Tibetans traditionally perform sky burials, which involve chopping a body into pieces and leaving it on a platform to be eaten by vultures.

But Genqiu, a Buddhist monk, told the Associated Press that it would be impossible to follow the practice given the large numbers of dead.

“The vultures can’t eat them all,” he said at the Jiegu monastery, where the bodies were carefully wrapped in colourful blankets.

Al Jazeera’s Melissa Chan, reporting from Jiegu, said it would be a very remote possibility that rescuers would find anyone else alive.

From our correspondent

“It’s too cold for anyone to survive under the rubble, and exposed to the freezing temperatures here,” she said.

Relief operations however are slowly building up as rescuers continue to face difficulties accessing the remote area.

Thousands of survivors have waited in the bitter cold for large-scale shipments of food and other aid, having spent two nights out in the open with many buildings collapsed or too unsafe to return to.

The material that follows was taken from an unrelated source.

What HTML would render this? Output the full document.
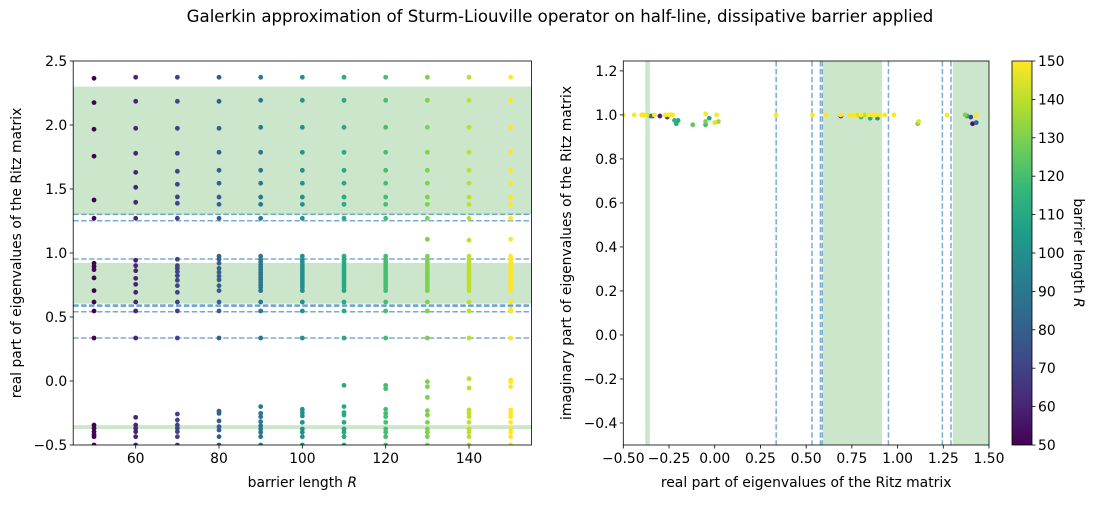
<!DOCTYPE html>
<html><head><meta charset="utf-8"><style>
body{margin:0;background:#fff}
svg text{font-family:"DejaVu Sans","Liberation Sans",sans-serif;fill:#000}
</style></head><body>
<svg id="fig" width="1098" height="502" viewBox="0 0 1098 502" xmlns="http://www.w3.org/2000/svg">
<text x="560" y="22" font-size="16.6" text-anchor="middle">Galerkin approximation of Sturm-Liouville operator on half-line, dissipative barrier applied</text>
<g id="left"></g>
<g id="right"></g>
<g id="cbar"></g>
</svg>
<script>
// ---- data ----
const barrierLengths=[50,60,70,80,90,100,110,120,130,140,150];
const upperCommon=[2.373,2.193,1.982,1.787,1.646,1.545,1.437,1.380,1.271];
const midDense=[0.975,0.95,0.93,0.91,0.89,0.87,0.85,0.83,0.81,0.79,0.77,0.75,0.73,0.706,0.617,0.547,0.336];
const eigR50=[2.365,2.175,1.967,1.756,1.414,1.271,0.92,0.895,0.87,0.805,0.706,0.617,0.547,0.336,-0.344,-0.37,-0.396,-0.42,-0.435,-0.5];
const eigR60=[2.373,2.185,1.974,1.779,1.630,1.513,1.396,1.271,0.943,0.901,0.862,0.802,0.755,0.693,0.617,0.547,0.336,-0.284,-0.344,-0.37,-0.396,-0.435,-0.5];
const eigR70=[2.373,2.185,1.974,1.779,1.638,1.537,1.438,1.388,1.271,0.951,0.901,0.880,0.854,0.823,0.787,0.745,0.693,0.617,0.547,0.336,-0.258,-0.305,-0.344,-0.37,-0.396,-0.435,-0.5];
const eigR80=[2.373,2.185,1.974,1.787,1.646,1.545,1.437,1.380,1.271,0.975,0.951,0.92,0.88,0.85,0.82,0.79,0.745,0.706,0.617,0.547,0.336,-0.236,-0.253,-0.312,-0.357,-0.383,-0.435,-0.5];
const eigR90extra=[-0.2,-0.253,-0.279,-0.318,-0.349,-0.375,-0.401,-0.435,-0.5];
const eigR100extra=[-0.221,-0.247,-0.273,-0.323,-0.375,-0.401,-0.435,-0.5];
const eigR110extra=[-0.034,-0.2,-0.247,-0.266,-0.323,-0.375,-0.401,-0.435,-0.5];
const eigR120extra=[-0.034,-0.06,-0.221,-0.253,-0.279,-0.323,-0.375,-0.401,-0.435,-0.5];
const eigR130extra=[1.107,-0.005,-0.044,-0.128,-0.232,-0.266,-0.323,-0.375,-0.401,-0.435,-0.5];
const eigR140extra=[1.10,0.018,-0.055,-0.226,-0.253,-0.279,-0.323,-0.375,-0.401,-0.435,-0.5];
const eigR150extra=[1.107,0.56,0.008,-0.005,-0.044,-0.226,-0.253,-0.279,-0.323,-0.375,-0.401,-0.435,-0.5];
const dashedLevels=[1.302,1.252,0.953,0.594,0.584,0.541,0.336];
const greenBands=[[1.30,2.30],[0.605,0.922],[-0.375,-0.345]];
const rightBands=[[-0.38,-0.355],[0.592,0.915],[1.302,1.5]];
const rightDashed=[0.336,0.532,0.578,0.588,0.95,1.245,1.292];
const complexRe=[-0.5,-0.44,-0.4,-0.39,-0.38,-0.37,-0.33,-0.27,-0.25,-0.24,-0.23,-0.05,0.01,0.336,0.535,0.61,0.69,0.74,0.76,0.78,0.8,0.82,0.84,0.86,0.88,0.9,0.93,0.98,1.27,1.37,1.43,
 -0.12,-0.05,-0.05,-0.03,-0.21,-0.2,-0.22,0.0,0.02,1.11,1.115,1.41,1.43,1.40,-0.26,-0.3,-0.34,0.89,0.85,0.8,0.69,-0.35,1.38];
const complexIm=[1,1,1,1,1,1,1,1,1,1,1,1.005,1,1,1,1,1,1,1,1,1,1,1,1,1,1,1,1,1,1,1,
 0.955,0.955,0.97,0.985,0.96,0.975,0.975,0.965,0.97,0.96,0.97,0.96,0.965,0.99,0.99,0.995,0.995,0.985,0.985,0.99,0.995,0.995,0.995];
const complexR=[150,150,150,140,150,145,150,150,150,150,150,150,150,150,150,150,150,150,150,145,150,140,150,150,150,150,150,150,150,130,150,
 125,120,130,110,110,110,115,145,135,130,145,55,80,70,70,60,70,100,110,120,60,90,110];
const cbarTicks=[50,60,70,80,90,100,110,120,130,140,150];

// ---- helpers ----
const NS="http://www.w3.org/2000/svg";
function mk(tag,attrs,parent){const e=document.createElementNS(NS,tag);for(const k in attrs)e.setAttribute(k,attrs[k]);parent.appendChild(e);return e;}
const vir=[[68,1,84],[72,40,120],[62,74,137],[49,104,142],[38,130,142],[31,158,137],[53,183,121],[110,206,88],[181,222,43],[253,231,37]];
function viridis(t){t=Math.max(0,Math.min(1,t));const p=t*9,i=Math.min(8,Math.floor(p)),f=p-i;const a=vir[i],b=vir[i+1];return `rgb(${a.map((v,k)=>Math.round(v+(b[k]-v)*f)).join(',')})`;}
function colR(R){return viridis((R-50)/100);}
function fmt(v,d){return (v<0?'\u2212':'')+Math.abs(v).toFixed(d);}
const FS=13.9;

// ---- left panel ----
const L=document.getElementById('left');
const lx0=73.2,lx1=531.5,ly0=61,ly1=445;
const lxs=v=>lx0+(v-45)/110*(lx1-lx0);
const lys=v=>ly1-(v+0.5)/3*(ly1-ly0);
mk('clipPath',{id:'lclip'},L);mk('rect',{x:lx0,y:ly0,width:lx1-lx0,height:ly1-ly0},L.lastChild);
const lg=mk('g',{'clip-path':'url(#lclip)'},L);
greenBands.forEach(b=>{const r=mk('rect',{x:lx0,y:lys(b[1]),width:lx1-lx0,height:lys(b[0])-lys(b[1]),fill:'#008000','fill-opacity':0.2},lg);

});
dashedLevels.forEach(v=>{const l=mk('line',{x1:lx0,x2:lx1,y1:lys(v),y2:lys(v),stroke:'#1f77b4','stroke-opacity':0.6,'stroke-width':1.5,'stroke-dasharray':'5.5,2.4'},lg);

});
const perR=[eigR50,eigR60,eigR70,eigR80,upperCommon.concat(midDense,eigR90extra),upperCommon.concat(midDense,eigR100extra),upperCommon.concat(midDense,eigR110extra),upperCommon.concat(midDense,eigR120extra),upperCommon.concat(midDense,eigR130extra),upperCommon.concat(midDense,eigR140extra),upperCommon.concat(midDense,eigR150extra)];
barrierLengths.forEach((R,i)=>{perR[i].forEach(v=>{const c=mk('circle',{cx:lxs(R),cy:lys(v),r:2.4,fill:colR(R)},lg);

});});
mk('rect',{x:lx0,y:ly0,width:lx1-lx0,height:ly1-ly0,fill:'none',stroke:'#000','stroke-width':0.8},L);
[60,80,100,120,140].forEach(v=>{mk('line',{x1:lxs(v),x2:lxs(v),y1:ly1,y2:ly1+3.5,stroke:'#000','stroke-width':0.8},L);
const t=mk('text',{x:lxs(v),y:ly1+18,'font-size':FS,'text-anchor':'middle'},L);t.textContent=v;

});
[-0.5,0,0.5,1,1.5,2,2.5].forEach(v=>{mk('line',{x1:lx0-3.5,x2:lx0,y1:lys(v),y2:lys(v),stroke:'#000','stroke-width':0.8},L);
const t=mk('text',{x:lx0-6,y:lys(v)+5,'font-size':FS,'text-anchor':'end'},L);t.textContent=fmt(v,1);

});
let t=mk('text',{x:(lx0+lx1)/2,y:487,'font-size':FS,'text-anchor':'middle'},L);t.innerHTML='barrier length <tspan font-style="italic">R</tspan>';


t=mk('text',{x:0,y:0,'font-size':FS,'text-anchor':'middle',transform:`translate(21,${(ly0+ly1)/2}) rotate(-90)`},L);t.textContent='real part of eigenvalues of the Ritz matrix';



// ---- right panel ----
const Rg=document.getElementById('right');
const rx0=623.3,rx1=989,ry0=61,ry1=445;
const rxs=v=>rx0+(v+0.5)/2*(rx1-rx0);
const rys=v=>ry1-(v+0.5)/1.745*(ry1-ry0);
mk('clipPath',{id:'rclip'},Rg);mk('rect',{x:rx0,y:ry0,width:rx1-rx0,height:ry1-ry0},Rg.lastChild);
const rg=mk('g',{'clip-path':'url(#rclip)'},Rg);
rightBands.forEach(b=>{const r=mk('rect',{x:rxs(b[0]),y:ry0,width:rxs(b[1])-rxs(b[0]),height:ry1-ry0,fill:'#008000','fill-opacity':0.2},rg);

});
rightDashed.forEach(v=>{const l=mk('line',{x1:rxs(v),x2:rxs(v),y1:ry0,y2:ry1,stroke:'#1f77b4','stroke-opacity':0.6,'stroke-width':1.5,'stroke-dasharray':'5.5,2.4'},rg);

});
const order=complexR.map((r,i)=>i).sort((a,b)=>complexR[a]-complexR[b]);
order.forEach(i=>{const c=mk('circle',{cx:rxs(complexRe[i]),cy:rys(complexIm[i]),r:2.4,fill:colR(complexR[i])},rg);

});
mk('rect',{x:rx0,y:ry0,width:rx1-rx0,height:ry1-ry0,fill:'none',stroke:'#000','stroke-width':0.8},Rg);
[-0.5,-0.25,0,0.25,0.5,0.75,1,1.25,1.5].forEach(v=>{mk('line',{x1:rxs(v),x2:rxs(v),y1:ry1,y2:ry1+3.5,stroke:'#000','stroke-width':0.8},Rg);
const t=mk('text',{x:rxs(v),y:ry1+18,'font-size':FS,'text-anchor':'middle'},Rg);t.textContent=fmt(v,2);

});
[-0.4,-0.2,0,0.2,0.4,0.6,0.8,1,1.2].forEach(v=>{mk('line',{x1:rx0-3.5,x2:rx0,y1:rys(v),y2:rys(v),stroke:'#000','stroke-width':0.8},Rg);
const t=mk('text',{x:rx0-6,y:rys(v)+5,'font-size':FS,'text-anchor':'end'},Rg);t.textContent=fmt(v,1);

});
t=mk('text',{x:(rx0+rx1)/2,y:487,'font-size':FS,'text-anchor':'middle'},Rg);t.textContent='real part of eigenvalues of the Ritz matrix';


t=mk('text',{x:0,y:0,'font-size':FS,'text-anchor':'middle',transform:`translate(571,${(ry0+ry1)/2}) rotate(-90)`},Rg);t.textContent='imaginary part of eigenvalues of the Ritz matrix';



// ---- colorbar ----
const C=document.getElementById('cbar');
const cx0=1012,cx1=1032,cy0=61,cy1=445;
const defs=mk('defs',{},C);const grad=mk('linearGradient',{id:'vg',x1:0,y1:1,x2:0,y2:0},defs);
vir.forEach((c,i)=>mk('stop',{offset:i/9,'stop-color':`rgb(${c.join(',')})`},grad));
mk('rect',{x:cx0,y:cy0,width:cx1-cx0,height:cy1-cy0,fill:'url(#vg)',stroke:'#000','stroke-width':0.8},C);
const cys=v=>cy1-(v-50)/100*(cy1-cy0);
cbarTicks.forEach(v=>{mk('line',{x1:cx1,x2:cx1+3.5,y1:cys(v),y2:cys(v),stroke:'#000','stroke-width':0.8},C);
const t=mk('text',{x:cx1+6,y:cys(v)+5,'font-size':FS},C);t.textContent=v;

});
t=mk('text',{x:0,y:0,'font-size':FS,'text-anchor':'middle',transform:`translate(1074,${(cy0+cy1)/2}) rotate(90)`},C);t.innerHTML='barrier length <tspan font-style="italic">R</tspan>';


</script>
</body></html>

Since Wednesday’s quake, government relief efforts have been slowed by heavy traffic on the single main road from the Qinghai provincial capital, 12 hours drive away.

But on Friday, excavators and other heavy equipment were among the machinery trickling into town.

However, they remained unequal to the scale of the destruction in Jiegu, and locals continued to pick frantically through collapsed buildings, many using their bare hands.

Also on Friday Wen Jiabao, the Chinese premier, wrapped up a two-day tour of the disaster area by casting recovery efforts as a chance to foster unity in a region where relations between the region’s Buddhist ethnic Tibetans and its Han Chinese population have been strained.

“We can overcome the disaster and improve national unity in fighting the calamity,” Wen was quoted as saying by local media.

State media also reported that the dead included 103 students and 12 teachers as schools collapsed, with dozens more buried or missing.

The casualties recalled the devastating 2008 earthquake in neighbouring Sichuan province, in which thousands of students were among the 87,000 killed or missing in that disaster amid allegations that sub-standard construction work was to blame.